PROBLEM TO SOLVE:
Pull out all lines from the listing below in which the word "this" appears.

DATASET ENTRIES:
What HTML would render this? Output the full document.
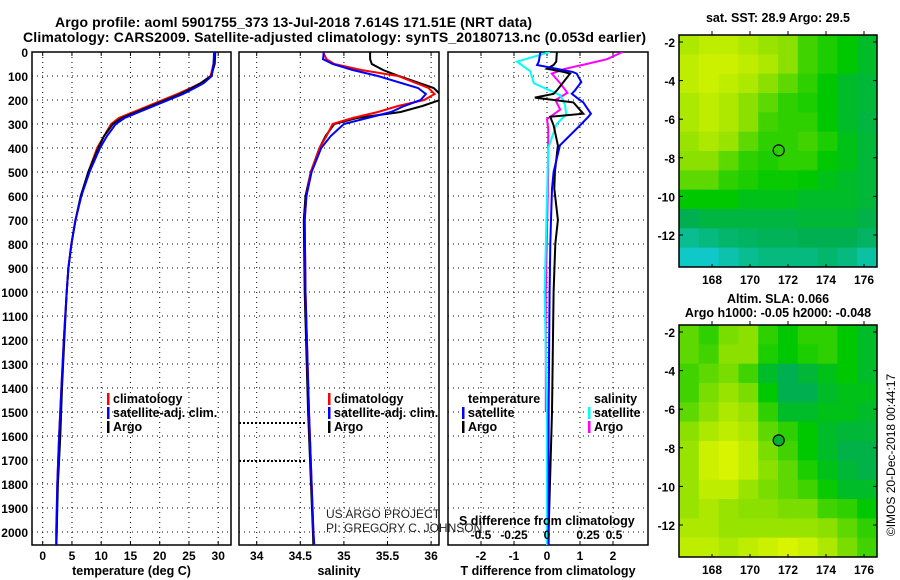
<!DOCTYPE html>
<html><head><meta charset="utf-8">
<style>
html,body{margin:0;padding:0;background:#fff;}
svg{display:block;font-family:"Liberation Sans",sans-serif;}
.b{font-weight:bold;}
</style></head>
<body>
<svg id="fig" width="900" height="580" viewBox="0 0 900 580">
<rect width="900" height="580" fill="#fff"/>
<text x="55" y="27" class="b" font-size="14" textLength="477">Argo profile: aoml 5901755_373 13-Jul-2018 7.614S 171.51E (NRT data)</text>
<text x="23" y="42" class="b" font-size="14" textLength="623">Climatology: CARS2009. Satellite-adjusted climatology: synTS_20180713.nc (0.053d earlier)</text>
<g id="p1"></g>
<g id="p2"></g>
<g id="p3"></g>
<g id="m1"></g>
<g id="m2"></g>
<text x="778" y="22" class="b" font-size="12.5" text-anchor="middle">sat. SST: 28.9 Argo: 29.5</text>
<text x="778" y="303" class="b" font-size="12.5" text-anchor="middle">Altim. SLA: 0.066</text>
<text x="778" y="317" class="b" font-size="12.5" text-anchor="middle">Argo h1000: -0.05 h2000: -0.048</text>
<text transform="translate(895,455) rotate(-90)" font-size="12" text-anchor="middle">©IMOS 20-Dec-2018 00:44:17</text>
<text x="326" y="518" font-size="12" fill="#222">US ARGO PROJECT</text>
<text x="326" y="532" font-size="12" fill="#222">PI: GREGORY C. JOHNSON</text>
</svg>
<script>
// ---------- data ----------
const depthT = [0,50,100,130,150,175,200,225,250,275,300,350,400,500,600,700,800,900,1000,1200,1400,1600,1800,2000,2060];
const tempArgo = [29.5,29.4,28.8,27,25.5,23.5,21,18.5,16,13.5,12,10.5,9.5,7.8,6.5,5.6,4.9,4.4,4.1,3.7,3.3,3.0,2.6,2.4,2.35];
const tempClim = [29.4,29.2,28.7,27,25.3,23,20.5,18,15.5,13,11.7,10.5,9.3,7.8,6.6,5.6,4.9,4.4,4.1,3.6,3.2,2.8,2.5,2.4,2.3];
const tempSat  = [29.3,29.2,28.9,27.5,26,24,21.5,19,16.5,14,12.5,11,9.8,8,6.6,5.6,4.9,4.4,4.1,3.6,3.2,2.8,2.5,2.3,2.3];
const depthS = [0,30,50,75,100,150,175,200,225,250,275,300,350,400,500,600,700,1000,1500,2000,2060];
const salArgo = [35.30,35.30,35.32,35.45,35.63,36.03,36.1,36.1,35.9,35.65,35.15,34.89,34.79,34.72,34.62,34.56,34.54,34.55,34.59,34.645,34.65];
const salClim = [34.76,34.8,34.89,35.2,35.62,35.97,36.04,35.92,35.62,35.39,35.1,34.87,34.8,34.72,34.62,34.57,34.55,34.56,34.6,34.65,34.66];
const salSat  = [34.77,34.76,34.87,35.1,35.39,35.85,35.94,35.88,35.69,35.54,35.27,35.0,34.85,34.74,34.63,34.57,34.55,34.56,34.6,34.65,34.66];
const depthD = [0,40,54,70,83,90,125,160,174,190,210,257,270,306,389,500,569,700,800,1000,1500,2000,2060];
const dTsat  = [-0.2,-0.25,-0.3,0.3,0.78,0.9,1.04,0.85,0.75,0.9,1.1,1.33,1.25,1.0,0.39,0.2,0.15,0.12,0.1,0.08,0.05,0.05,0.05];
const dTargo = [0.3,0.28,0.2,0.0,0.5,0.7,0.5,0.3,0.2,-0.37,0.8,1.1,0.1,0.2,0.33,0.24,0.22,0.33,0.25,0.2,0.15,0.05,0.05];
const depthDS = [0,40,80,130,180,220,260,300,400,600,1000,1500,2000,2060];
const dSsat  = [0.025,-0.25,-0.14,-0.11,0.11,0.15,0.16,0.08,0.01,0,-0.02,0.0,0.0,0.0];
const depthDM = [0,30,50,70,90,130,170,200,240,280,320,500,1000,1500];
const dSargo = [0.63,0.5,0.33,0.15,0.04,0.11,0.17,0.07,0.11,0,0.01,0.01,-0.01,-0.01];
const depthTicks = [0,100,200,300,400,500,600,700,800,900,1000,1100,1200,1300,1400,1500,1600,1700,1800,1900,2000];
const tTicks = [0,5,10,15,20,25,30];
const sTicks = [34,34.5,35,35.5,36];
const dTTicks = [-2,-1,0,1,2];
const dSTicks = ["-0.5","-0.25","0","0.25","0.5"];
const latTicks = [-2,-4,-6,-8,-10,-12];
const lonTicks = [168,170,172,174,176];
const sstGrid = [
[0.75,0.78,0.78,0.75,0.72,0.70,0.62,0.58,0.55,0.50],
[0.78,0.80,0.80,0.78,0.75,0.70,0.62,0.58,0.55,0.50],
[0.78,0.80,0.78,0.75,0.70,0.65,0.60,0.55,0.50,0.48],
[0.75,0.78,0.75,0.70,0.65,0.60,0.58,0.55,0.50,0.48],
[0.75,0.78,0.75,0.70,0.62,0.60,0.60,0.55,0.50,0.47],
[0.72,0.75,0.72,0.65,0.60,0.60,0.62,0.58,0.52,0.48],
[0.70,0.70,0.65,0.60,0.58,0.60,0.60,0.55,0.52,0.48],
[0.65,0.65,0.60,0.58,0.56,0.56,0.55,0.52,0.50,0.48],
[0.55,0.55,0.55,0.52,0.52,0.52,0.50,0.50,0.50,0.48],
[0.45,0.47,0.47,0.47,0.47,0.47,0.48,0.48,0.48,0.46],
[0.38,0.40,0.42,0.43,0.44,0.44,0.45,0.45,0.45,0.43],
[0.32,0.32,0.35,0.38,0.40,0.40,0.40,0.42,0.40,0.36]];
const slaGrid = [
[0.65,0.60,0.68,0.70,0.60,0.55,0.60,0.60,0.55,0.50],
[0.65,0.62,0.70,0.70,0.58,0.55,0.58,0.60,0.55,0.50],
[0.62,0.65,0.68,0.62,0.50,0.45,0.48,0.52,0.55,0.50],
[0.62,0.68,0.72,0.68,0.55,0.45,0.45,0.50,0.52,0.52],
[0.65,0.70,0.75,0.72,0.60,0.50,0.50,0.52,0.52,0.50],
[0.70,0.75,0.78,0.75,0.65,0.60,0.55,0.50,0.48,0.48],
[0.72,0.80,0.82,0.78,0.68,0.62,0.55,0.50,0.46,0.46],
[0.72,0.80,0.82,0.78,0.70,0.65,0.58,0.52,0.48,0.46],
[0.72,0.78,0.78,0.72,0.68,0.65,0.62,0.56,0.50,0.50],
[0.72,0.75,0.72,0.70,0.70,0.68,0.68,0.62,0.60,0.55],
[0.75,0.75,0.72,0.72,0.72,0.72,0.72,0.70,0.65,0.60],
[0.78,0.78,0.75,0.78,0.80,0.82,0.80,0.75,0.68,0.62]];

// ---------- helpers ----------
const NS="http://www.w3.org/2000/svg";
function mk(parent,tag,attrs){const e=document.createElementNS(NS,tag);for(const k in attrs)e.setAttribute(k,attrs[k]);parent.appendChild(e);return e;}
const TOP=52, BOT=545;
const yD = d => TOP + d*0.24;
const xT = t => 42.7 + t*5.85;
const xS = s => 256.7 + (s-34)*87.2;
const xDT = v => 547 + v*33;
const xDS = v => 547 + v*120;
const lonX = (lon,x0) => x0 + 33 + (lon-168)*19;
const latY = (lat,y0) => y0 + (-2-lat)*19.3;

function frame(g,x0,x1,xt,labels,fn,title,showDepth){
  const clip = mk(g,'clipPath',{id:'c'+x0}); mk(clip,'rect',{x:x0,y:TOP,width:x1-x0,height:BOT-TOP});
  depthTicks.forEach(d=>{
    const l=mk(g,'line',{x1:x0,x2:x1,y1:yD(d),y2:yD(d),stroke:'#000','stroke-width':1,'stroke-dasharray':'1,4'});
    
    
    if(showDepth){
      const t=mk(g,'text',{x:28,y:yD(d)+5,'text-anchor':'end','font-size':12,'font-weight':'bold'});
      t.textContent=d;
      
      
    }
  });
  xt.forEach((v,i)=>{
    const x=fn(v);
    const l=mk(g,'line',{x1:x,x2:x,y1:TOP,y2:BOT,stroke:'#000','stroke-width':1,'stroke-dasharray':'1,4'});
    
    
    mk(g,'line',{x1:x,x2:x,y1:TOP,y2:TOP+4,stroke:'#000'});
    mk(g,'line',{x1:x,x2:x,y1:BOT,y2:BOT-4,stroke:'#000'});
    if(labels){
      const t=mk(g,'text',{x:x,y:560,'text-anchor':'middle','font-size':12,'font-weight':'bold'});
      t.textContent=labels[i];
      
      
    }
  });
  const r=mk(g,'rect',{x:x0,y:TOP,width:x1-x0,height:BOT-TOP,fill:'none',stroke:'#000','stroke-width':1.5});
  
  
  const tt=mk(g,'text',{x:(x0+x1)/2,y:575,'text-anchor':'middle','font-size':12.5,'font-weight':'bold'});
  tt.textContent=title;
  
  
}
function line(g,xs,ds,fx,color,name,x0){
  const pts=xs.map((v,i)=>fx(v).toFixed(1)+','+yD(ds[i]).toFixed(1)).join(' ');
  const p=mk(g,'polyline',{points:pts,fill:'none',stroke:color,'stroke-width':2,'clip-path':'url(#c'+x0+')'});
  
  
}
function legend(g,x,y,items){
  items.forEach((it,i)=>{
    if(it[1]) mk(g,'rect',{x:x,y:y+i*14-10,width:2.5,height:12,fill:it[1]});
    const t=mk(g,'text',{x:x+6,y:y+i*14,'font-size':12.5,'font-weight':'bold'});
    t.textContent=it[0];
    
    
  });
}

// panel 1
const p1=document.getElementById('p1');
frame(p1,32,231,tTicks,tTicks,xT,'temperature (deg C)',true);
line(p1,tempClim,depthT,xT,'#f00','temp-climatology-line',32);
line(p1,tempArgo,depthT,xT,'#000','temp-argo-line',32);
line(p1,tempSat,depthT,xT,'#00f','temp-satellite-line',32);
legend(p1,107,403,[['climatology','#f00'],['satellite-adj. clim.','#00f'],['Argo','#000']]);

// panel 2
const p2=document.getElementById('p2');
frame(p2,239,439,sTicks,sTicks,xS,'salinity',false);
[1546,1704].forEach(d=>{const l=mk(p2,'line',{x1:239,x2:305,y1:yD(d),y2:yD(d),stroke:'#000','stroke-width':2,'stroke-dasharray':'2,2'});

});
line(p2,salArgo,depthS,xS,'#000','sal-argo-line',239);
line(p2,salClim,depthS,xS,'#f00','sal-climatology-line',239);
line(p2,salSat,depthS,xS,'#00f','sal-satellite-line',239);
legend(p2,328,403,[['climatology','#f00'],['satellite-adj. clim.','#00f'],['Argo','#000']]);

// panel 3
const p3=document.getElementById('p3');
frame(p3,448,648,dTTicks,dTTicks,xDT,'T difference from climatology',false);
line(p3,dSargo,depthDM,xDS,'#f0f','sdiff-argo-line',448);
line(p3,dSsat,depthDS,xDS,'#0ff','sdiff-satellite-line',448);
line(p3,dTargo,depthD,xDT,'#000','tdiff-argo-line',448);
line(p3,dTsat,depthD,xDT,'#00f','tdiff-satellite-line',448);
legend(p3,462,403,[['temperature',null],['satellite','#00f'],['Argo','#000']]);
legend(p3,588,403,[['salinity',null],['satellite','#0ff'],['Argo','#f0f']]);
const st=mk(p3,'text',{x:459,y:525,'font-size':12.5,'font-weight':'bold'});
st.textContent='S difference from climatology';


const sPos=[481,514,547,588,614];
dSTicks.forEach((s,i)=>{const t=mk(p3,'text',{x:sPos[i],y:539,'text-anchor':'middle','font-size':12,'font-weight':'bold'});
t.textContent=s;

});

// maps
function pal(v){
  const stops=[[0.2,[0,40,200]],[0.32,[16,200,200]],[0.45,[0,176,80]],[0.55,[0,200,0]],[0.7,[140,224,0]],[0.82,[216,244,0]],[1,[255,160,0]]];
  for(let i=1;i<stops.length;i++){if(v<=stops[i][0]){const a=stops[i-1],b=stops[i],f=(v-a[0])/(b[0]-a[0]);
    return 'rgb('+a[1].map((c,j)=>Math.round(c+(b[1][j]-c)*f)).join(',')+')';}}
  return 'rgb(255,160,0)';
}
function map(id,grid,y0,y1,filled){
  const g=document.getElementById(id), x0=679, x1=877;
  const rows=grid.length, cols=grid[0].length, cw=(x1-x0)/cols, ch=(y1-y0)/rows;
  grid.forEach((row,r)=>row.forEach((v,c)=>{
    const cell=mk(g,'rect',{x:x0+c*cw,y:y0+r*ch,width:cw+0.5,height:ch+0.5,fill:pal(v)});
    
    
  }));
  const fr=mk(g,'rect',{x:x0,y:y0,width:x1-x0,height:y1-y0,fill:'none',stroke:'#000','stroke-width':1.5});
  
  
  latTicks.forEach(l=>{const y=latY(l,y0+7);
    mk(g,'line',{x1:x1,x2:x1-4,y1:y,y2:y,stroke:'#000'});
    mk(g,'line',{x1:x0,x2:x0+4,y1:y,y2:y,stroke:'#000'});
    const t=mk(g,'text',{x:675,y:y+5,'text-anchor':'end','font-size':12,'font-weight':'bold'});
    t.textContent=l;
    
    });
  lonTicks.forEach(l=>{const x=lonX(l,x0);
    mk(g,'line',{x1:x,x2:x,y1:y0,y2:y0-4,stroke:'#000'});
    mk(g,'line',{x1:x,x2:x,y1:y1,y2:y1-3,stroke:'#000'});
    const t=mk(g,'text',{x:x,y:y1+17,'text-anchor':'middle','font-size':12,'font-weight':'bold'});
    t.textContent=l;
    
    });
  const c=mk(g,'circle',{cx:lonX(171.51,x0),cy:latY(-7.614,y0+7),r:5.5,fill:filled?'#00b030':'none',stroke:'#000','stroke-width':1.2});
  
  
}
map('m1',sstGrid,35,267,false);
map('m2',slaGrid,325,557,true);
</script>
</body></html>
--
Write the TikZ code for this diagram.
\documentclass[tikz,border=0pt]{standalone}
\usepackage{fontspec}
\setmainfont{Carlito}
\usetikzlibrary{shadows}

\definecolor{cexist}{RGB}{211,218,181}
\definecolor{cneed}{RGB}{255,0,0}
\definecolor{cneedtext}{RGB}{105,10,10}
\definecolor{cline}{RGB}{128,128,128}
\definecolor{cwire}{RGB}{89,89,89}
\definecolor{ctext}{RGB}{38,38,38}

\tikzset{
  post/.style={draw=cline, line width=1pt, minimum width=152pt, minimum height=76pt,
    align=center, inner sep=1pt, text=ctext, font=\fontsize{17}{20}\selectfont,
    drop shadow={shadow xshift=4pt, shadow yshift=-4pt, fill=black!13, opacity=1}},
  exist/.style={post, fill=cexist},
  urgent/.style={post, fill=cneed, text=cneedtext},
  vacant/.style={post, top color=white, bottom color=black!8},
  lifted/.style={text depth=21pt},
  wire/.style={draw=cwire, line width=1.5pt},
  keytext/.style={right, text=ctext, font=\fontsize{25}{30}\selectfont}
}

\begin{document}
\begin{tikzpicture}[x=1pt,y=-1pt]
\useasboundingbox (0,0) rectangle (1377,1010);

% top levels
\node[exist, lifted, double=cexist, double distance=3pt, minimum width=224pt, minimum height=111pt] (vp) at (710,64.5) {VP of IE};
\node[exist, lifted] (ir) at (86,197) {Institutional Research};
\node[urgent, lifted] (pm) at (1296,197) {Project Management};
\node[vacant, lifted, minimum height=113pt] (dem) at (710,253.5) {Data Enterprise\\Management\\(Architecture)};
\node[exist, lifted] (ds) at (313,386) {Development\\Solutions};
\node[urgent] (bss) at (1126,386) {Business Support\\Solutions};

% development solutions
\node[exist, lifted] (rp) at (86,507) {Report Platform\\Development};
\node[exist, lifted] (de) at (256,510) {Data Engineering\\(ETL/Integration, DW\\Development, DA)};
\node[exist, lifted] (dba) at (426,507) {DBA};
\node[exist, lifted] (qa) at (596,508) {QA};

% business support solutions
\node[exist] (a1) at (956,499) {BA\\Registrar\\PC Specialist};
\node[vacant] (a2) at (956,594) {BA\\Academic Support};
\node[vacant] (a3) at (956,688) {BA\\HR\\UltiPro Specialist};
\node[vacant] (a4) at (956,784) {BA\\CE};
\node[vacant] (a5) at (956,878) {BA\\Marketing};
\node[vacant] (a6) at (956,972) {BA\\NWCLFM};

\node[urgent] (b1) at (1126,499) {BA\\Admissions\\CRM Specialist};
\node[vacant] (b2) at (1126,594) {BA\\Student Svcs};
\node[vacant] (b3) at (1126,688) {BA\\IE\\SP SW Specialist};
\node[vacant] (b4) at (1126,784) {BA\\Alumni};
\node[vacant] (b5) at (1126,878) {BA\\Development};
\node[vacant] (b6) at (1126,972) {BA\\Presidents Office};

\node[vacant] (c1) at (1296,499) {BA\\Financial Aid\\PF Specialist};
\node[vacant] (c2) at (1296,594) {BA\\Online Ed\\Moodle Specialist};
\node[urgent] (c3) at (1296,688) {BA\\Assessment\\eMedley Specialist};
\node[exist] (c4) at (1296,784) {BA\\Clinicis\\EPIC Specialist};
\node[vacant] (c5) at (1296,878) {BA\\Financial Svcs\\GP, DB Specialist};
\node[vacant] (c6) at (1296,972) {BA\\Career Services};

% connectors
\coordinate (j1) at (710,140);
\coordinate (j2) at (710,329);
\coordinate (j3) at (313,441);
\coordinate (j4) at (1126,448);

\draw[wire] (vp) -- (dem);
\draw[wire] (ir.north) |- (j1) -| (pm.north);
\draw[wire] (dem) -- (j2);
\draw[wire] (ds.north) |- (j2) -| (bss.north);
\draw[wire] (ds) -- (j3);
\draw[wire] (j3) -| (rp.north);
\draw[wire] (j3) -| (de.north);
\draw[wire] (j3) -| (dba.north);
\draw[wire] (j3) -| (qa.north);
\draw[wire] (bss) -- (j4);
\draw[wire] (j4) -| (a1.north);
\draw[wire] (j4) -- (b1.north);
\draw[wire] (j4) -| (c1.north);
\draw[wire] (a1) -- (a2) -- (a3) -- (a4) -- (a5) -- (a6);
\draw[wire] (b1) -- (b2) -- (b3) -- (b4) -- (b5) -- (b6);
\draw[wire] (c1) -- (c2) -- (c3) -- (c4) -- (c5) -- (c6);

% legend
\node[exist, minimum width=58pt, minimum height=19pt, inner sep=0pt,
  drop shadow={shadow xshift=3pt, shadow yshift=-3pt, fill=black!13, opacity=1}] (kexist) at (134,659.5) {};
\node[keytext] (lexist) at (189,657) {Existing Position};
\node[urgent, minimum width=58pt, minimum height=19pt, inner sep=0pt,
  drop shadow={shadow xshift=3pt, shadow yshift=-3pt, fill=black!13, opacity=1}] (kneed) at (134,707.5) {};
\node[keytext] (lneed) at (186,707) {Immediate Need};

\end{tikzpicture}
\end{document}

ANSWER IN FULL:
What HTML would render this? Output the full document.
Write the TikZ code for this diagram.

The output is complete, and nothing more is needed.